In the early 1960s Ben started working with her sister-in-law Uni David-Andersen, designing and crafting model jewelry at Uni’s workshop, contributing to David-Andersen’s new and modern jewelry production, designed and hand-crafting silver and enamelled jewelry for a younger generation. Her style is modern and refined, with a good sense of proportion and balance.
A few of her models were put into serial production by the David-Andersen company, with some of the pieces also made with enamel. The best known of Ben’s jewelry is the brooch “Spiders web”, a round silver brooch composed of a stylized web structure with a cabochon shaped stone at the center. The Spiders-web brooch was part of the Troll stone series of 1964, and was set with either a green Amazonite or a red Thulite. They are both semi-prescious stones found in Norway.
Ben David-Andersen’s jewelry was included in several major exhibitions introducing the new jewelry of the 1960s. This included the exhibition “Scandinavian contemporary jewelry” at George Jensen New York, showing 50 pieces of Norwegian jewelry from David-Andersen and Tostrup. In 1964, a young and modern necklace with corals drew very positive attention in the critiques.
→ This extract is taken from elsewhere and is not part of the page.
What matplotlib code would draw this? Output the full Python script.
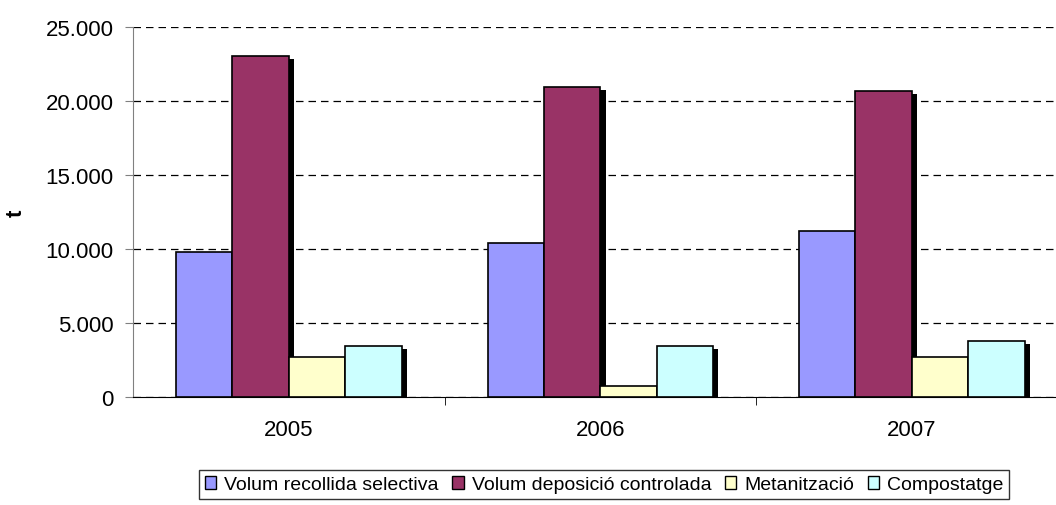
import numpy as np
import matplotlib.pyplot as plt
from matplotlib.patches import Patch
from matplotlib.ticker import FuncFormatter

plt.rcParams['font.family'] = ['Liberation Sans', 'DejaVu Sans']

# dades
anys = ['2005', '2006', '2007']
series = ['Volum recollida selectiva', 'Volum deposició controlada', 'Metanització', 'Compostatge']
recollida = [9800, 10400, 11200]
deposicio = [23050, 20950, 20700]
metanitzacio = [2680, 720, 2680]
compostatge = [3430, 3430, 3800]
colors = ['#9999FF', '#993366', '#FFFFCC', '#CCFFFF']

valors = [recollida, deposicio, metanitzacio, compostatge]

fig = plt.figure(figsize=(10.56, 5.06), dpi=100)
ax = fig.add_axes([0.126, 0.2134, 0.885, 0.7312])

x = np.arange(len(anys))
amplada = 0.181
dx_ombra = 0.017   # desplaçament de l'ombra (unitats de dades)
dy_ombra = 200

for i, (vals, col) in enumerate(zip(valors, colors)):
    pos = x + (i - 1.5) * amplada
    # ombra negra
    ax.bar(pos + dx_ombra, np.array(vals) - dy_ombra, amplada, color='black',
           edgecolor='none', zorder=2)
    ax.bar(pos, vals, amplada, color=col, edgecolor='black', linewidth=1.2,
           zorder=3)

ax.set_xlim(-0.5, 2.5)
ax.set_ylim(0, 25000)
ax.set_yticks(np.arange(0, 25001, 5000))
ax.yaxis.set_major_formatter(FuncFormatter(lambda v, p: f'{int(v):,}'.replace(',', '.')))
ax.yaxis.grid(True, linestyle=(0, (6, 4)), color='black', linewidth=0.9, zorder=0)
ax.set_axisbelow(True)

ax.set_xticks(x)
ax.set_xticklabels(anys)
ax.set_xticks([0.5, 1.5], minor=True)
ax.tick_params(axis='x', which='major', length=0, pad=16, labelsize=16)
ax.tick_params(axis='x', which='minor', length=6, color='black')
ax.tick_params(axis='y', length=6, color='#808080', labelsize=16, pad=8)

for s in ['top', 'right']:
    ax.spines[s].set_visible(False)
ax.spines['left'].set_color('#808080')
ax.spines['bottom'].set_color('black')

# etiqueta de l'eix y
fig.text(16 / 1056, 1 - 213 / 506, 't', rotation=90, fontsize=16,
         fontweight='bold', ha='center', va='center')

handles = [Patch(facecolor=c, edgecolor='black', linewidth=1) for c in colors]
leg = fig.legend(handles, series, loc='center', bbox_to_anchor=(0.572, 0.04),
                 ncol=4, frameon=True, fancybox=False, fontsize=14,
                 handlelength=0.6, handleheight=0.6, handletextpad=0.4,
                 columnspacing=0.7, borderpad=0.3, borderaxespad=0)
leg.get_frame().set_edgecolor('black')
leg.get_frame().set_linewidth(1)

fig.savefig('out.png', dpi=100)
Later Ben, together with her fellow student from SHKS; the designer Unn Tangerud who also worked with Uni David-Andersen, expanded the original stone series with more pieces, building on the style of their earlier designs. In this addition they also introduced another Norwegian stone, the toned-down grey, yellow and brown striped Mylonite from the Jotunheimen mountains. In contrast the Spiders-web brooch has also been produced in smaller quantities in gold with a turquoise at the center.
After a somewhat short career working with jewelry, Ben left the David-Andersen company to again take up ceramics.